Albert Almora Jr. could have spent 72 sulking or just getting his affairs in order after he was optioned to Triple-A Iowa last week. That’s how long players have to report in those situations, but Almora wasn’t about to take his time.
“You could look at it as two ways,” Almora told Tommy Birch and other media members prior to Tuesday’s game. “I could have been bitter and taken my three days and shown up straight to Iowa, coasted through things and hopefully at the end of September and get back up — whatever. Or I could have come with a purpose.”
That should come as no surprise to anyone with even a passing knowledge of who Almora is as a person. He’s always carried himself with equal parts humility and passion, which is a big part of the reason the Cubs front office made him their first-ever pick — and sixth overall — back in 2012 out of Mater Academy Charter.
And this isn’t the first time Almora has had to deal with be squeezed out of a role or demoted. The incumbent for the everyday center field role in 2017 after Dexter Fowler signed in St. Louis, Almora had to cede time to Ian Happ following the utilityman’s promotion. The season before, Almora was optioned back to Iowa just a month and a half after making his debut…and a day after getting married.
So he’s more than familiar with the drill and he knows that taking extra time isn’t going to help anyone involved.
“First off, it’s not fair to the guys here as well to play short and just wait on me just because I want to take my sweet time,” Almora explained. “I didn’t think that was right for them either. So, I wanted to come down and get to work.”
Though it almost certainly didn’t enter his mind at the time, it can’t hurt that the Iowa roster is filled with familiar faces. David Bote was demoted not long after Almora and showed up Tuesday night during the game. Daniel Descalso is playing there on a rehab stint and Ben Zobrist will be joining the I-Cubs this weekend for a pair of games.
But the real key for Almora is going to be taking advantage of everyday playing time in order to build his confidence and help him establish some consistency. While the burden for his performance falls squarely on his shoulders, it was pretty clear from the early going that he was not always being placed in optimal positions for success.
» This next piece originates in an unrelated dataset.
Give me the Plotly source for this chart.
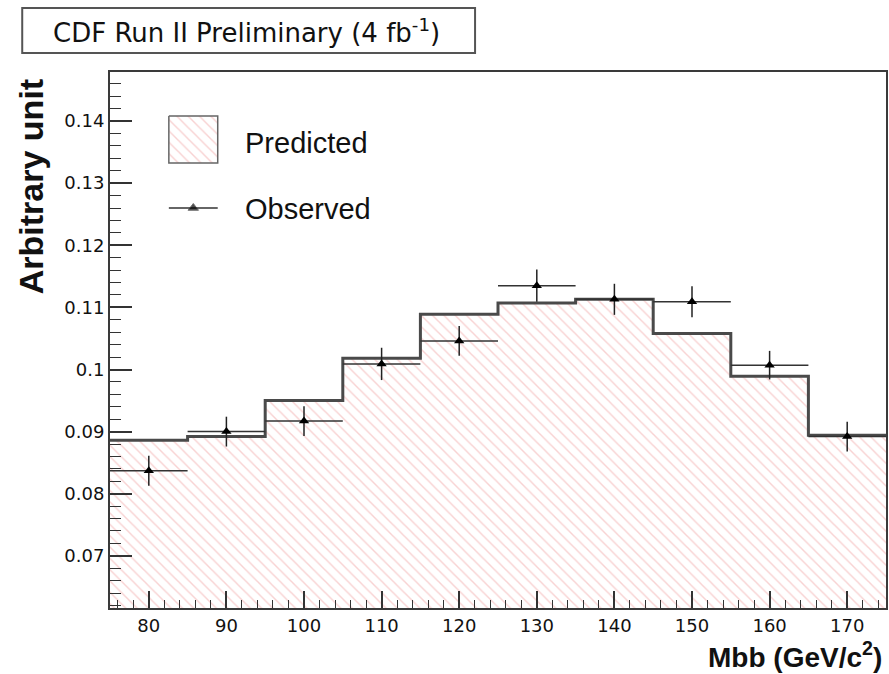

First and foremost, he’s not a leadoff hitter and should not have been deployed in that role even on a limited basis. He was also subjected to unfavorable matchups based on the supposition that the reversal of his traditionally pronounced platoon splits was merely the product of a small sample size. Those things can be hard to overcome with irregular playing time.
Regardless of the contributing factors, Almora has no other choice at this point but to make the most out of his new situation so that he can get back to Chicago to help the Cubs in September. In order to do that, he’s going to need to show more with both the bat and the glove than he did through the middle of August. That’s why he’s keeping his goals simple and just pushing forward the only way he knows how.
“The game of baseball doesn’t stop for anybody,” Almora said. “It doesn’t slow down for anybody. So, I just want to do my part and respect the game as much as possible and play the game hard.”